Part of it became a plan to do more “high-end” eating – if I’m going to eat solo, I might as well make it decent stuff – as well as the usual things, and as a result I ended up eating in a few Michelin-starred places which I really enjoyed. (Far more than I did my previous experience with Michelin-starred places)

I’m keeping up that aim this year, with a vague plan of trying a wide range over the year, and aiming to ‘collect’ a star a month. (Not necessarily at a place each month, but at least averaging it out to one star per month)

So far this year I’ve eaten in a one-star place and a three – with a two lined up for the coming month. From there, I’ve got a couple of others booked up already, and we’ll see how things go from there.

I don’t only eat in Michelin places, by any stretch of the imagination. My tastes are varied – I’m still amused by the Scotland trip I did last year, where I ate in a Michelin-starred place on the Saturday, and a daggy little hole-in-the-wall Mexican place on the Sunday – and I never want to end up the kind of up-myself twerd who’ll only eat at high-end places.  This is just a silly side-project that’s also a lot of fun, and is eminently doable.
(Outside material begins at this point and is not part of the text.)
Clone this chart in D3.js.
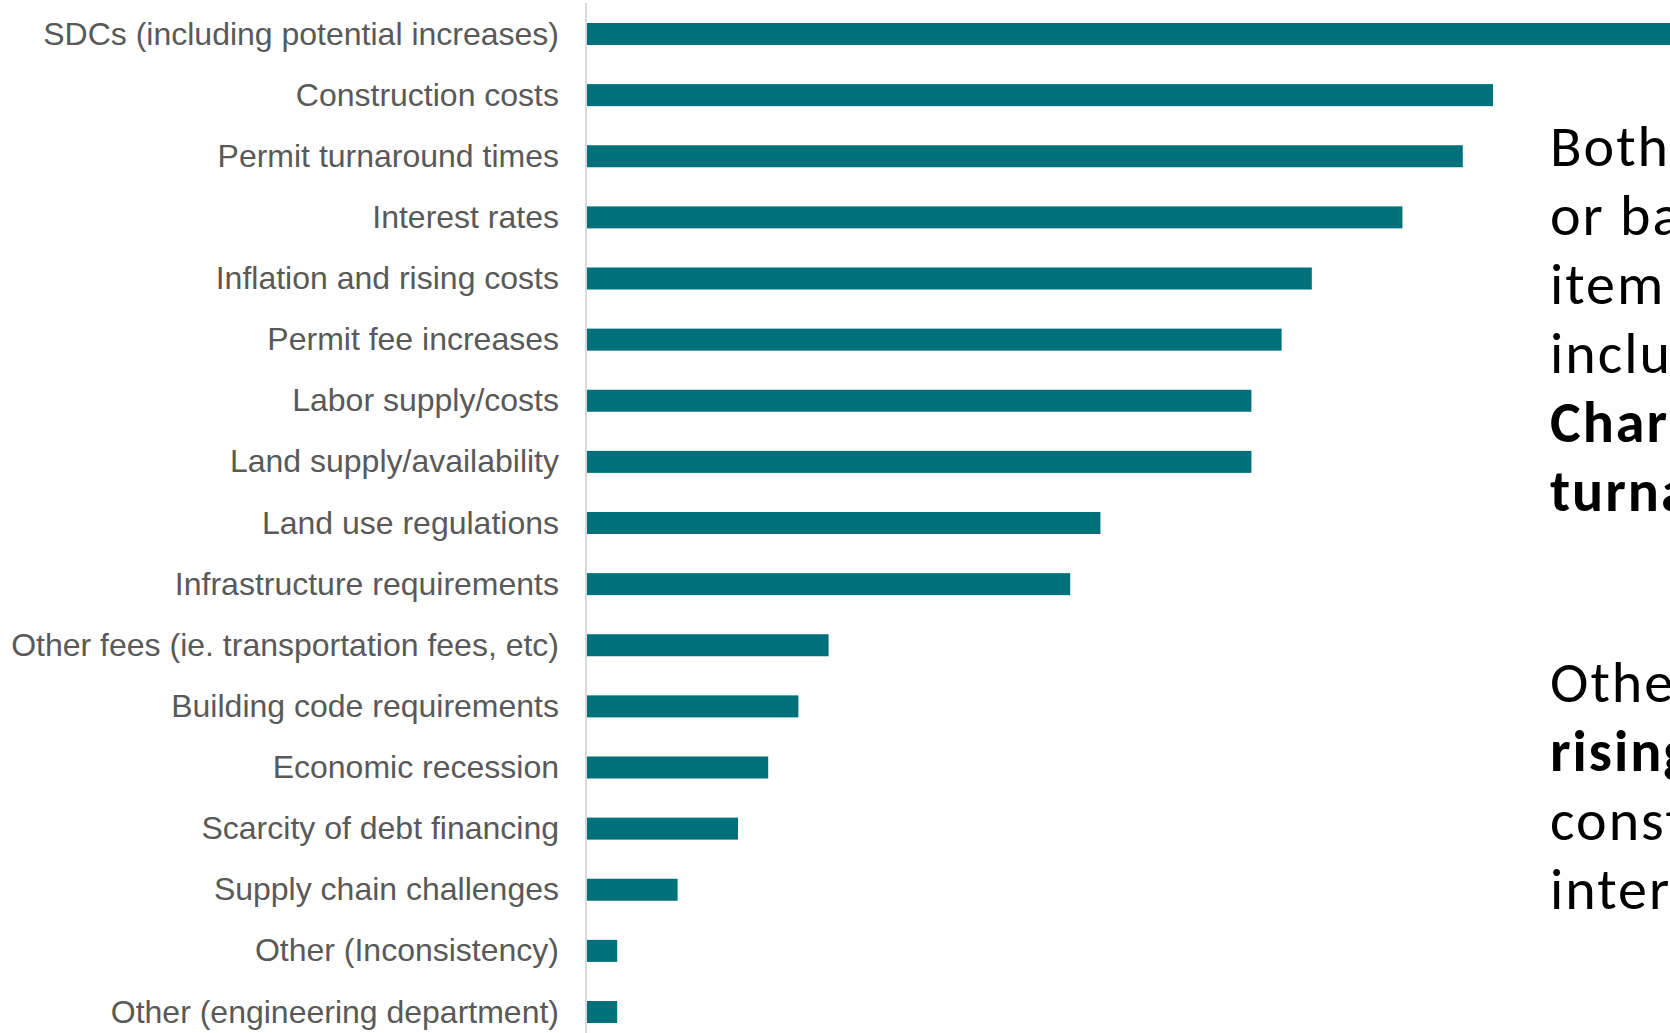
<!DOCTYPE html>
<html>
<head>
<meta charset="utf-8">
<script src="https://cdn.jsdelivr.net/npm/d3@7"></script>
<style>
    body { margin: 0; background: #fff; overflow: hidden; }
    svg { display: block; }
</style>
</head>
<body>
<div id="bar-chart"></div>
<script>
// barrier categories, top to bottom
const categories = [
    "SDCs (including potential increases)",
    "Construction costs",
    "Permit turnaround times",
    "Interest rates",
    "Inflation and rising costs",
    "Permit fee increases",
    "Labor supply/costs",
    "Land supply/availability",
    "Land use regulations",
    "Infrastructure requirements",
    "Other fees (ie. transportation fees, etc)",
    "Building code requirements",
    "Economic recession",
    "Scarcity of debt financing",
    "Supply chain challenges",
    "Other (Inconsistency)",
    "Other (engineering department)"
];

// number of responses per barrier (first bar runs off the slide)
const responses = [37, 30, 29, 27, 24, 23, 22, 22, 17, 16, 8, 7, 6, 5, 3, 1, 1];

const xDomain = [0, 40];

// text box on the right, cut off by the slide edge
const noteLines = [
    { text: "Both", bold: false },
    { text: "or ba", bold: false },
    { text: "item", bold: false },
    { text: "inclu", bold: false },
    { text: "Char", bold: true },
    { text: "turna", bold: true }
];
const noteLines2 = [
    { text: "Othe", bold: false },
    { text: "rising", bold: true },
    { text: "const", bold: false },
    { text: "inter", bold: false }
];

class BarChart {
    constructor(parentElement) {
        this.parentElement = parentElement;
        this.width = 1670;
        this.height = 1033;
        this.axisX = 586;
        this.step = 61.125;
        this.barColor = "#00707A";
        this.initVis();
    }

    initVis() {
        let vis = this;

        vis.svg = d3.select(vis.parentElement)
            .append("svg")
            .attr("width", vis.width)
            .attr("height", vis.height);

        // unit: ~30.2px per response
        vis.x = d3.scaleLinear()
            .domain(xDomain)
            .range([vis.axisX + 1, vis.axisX + 1 + 30.2 * xDomain[1]]);

        const firstCenter = 34;
        const pad = 0.64;
        const y0 = firstCenter - vis.step * (1 - pad) / 2 - vis.step * pad / 2;
        vis.y = d3.scaleBand()
            .domain(categories)
            .range([y0, y0 + vis.step * categories.length])
            .paddingInner(pad)
            .paddingOuter(pad / 2);

        vis.updateVis();
    }

    updateVis() {
        let vis = this;
        const data = categories.map((c, i) => ({ category: c, value: responses[i] }));

        // bars
        vis.svg.selectAll(".bar")
            .data(data)
            .enter()
            .append("rect")
            .attr("class", "bar")
            .attr("x", vis.x(0))
            .attr("y", d => vis.y(d.category))
            .attr("width", d => vis.x(d.value) - vis.x(0))
            .attr("height", vis.y.bandwidth())
            .attr("fill", vis.barColor);

        // vertical axis line
        vis.svg.append("line")
            .attr("x1", vis.axisX)
            .attr("x2", vis.axisX)
            .attr("y1", 3)
            .attr("y2", vis.height)
            .attr("stroke", "#D9D9D9")
            .attr("stroke-width", 2);

        // category labels
        vis.svg.selectAll(".label")
            .data(data)
            .enter()
            .append("text")
            .attr("class", "label")
            .attr("x", vis.axisX - 27)
            .attr("y", d => vis.y(d.category) + vis.y.bandwidth() / 2)
            .attr("dy", "0.33em")
            .attr("text-anchor", "end")
            .style("font-family", "'Liberation Sans', Arial, sans-serif")
            .style("font-size", "32px")
            .style("fill", "#595959")
            .text(d => d.category);

        // commentary text box
        const drawNote = (lines, firstBaseline) => {
            vis.svg.append("g")
                .selectAll("text")
                .data(lines)
                .enter()
                .append("text")
                .attr("x", 1550)
                .attr("y", (d, i) => firstBaseline + i * 69)
                .style("font-family", "Carlito, Calibri, Lato, sans-serif")
                .style("font-size", "58px")
                .style("letter-spacing", "2px")
                .style("font-weight", d => d.bold ? "bold" : "normal")
                .style("fill", "#000")
                .text(d => d.text);
        };
        drawNote(noteLines, 166);
        drawNote(noteLines2, 702);
    }
}

const chart = new BarChart("#bar-chart");
</script>
</body>
</html>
I get to experience a lot of new stuff, seeing what’s good and what isn’t.

I can’t deny, I’m fascinated by the whole thing – the levels of food, the differences (or lack thereof) between places with one, two and three stars, the differences between places with stars and those that haven’t, and the whole experience of the thing. But mainly, it’s fun – and if I’m going to have a ‘sin’, a money-drain or whatever, it’s going to be this one.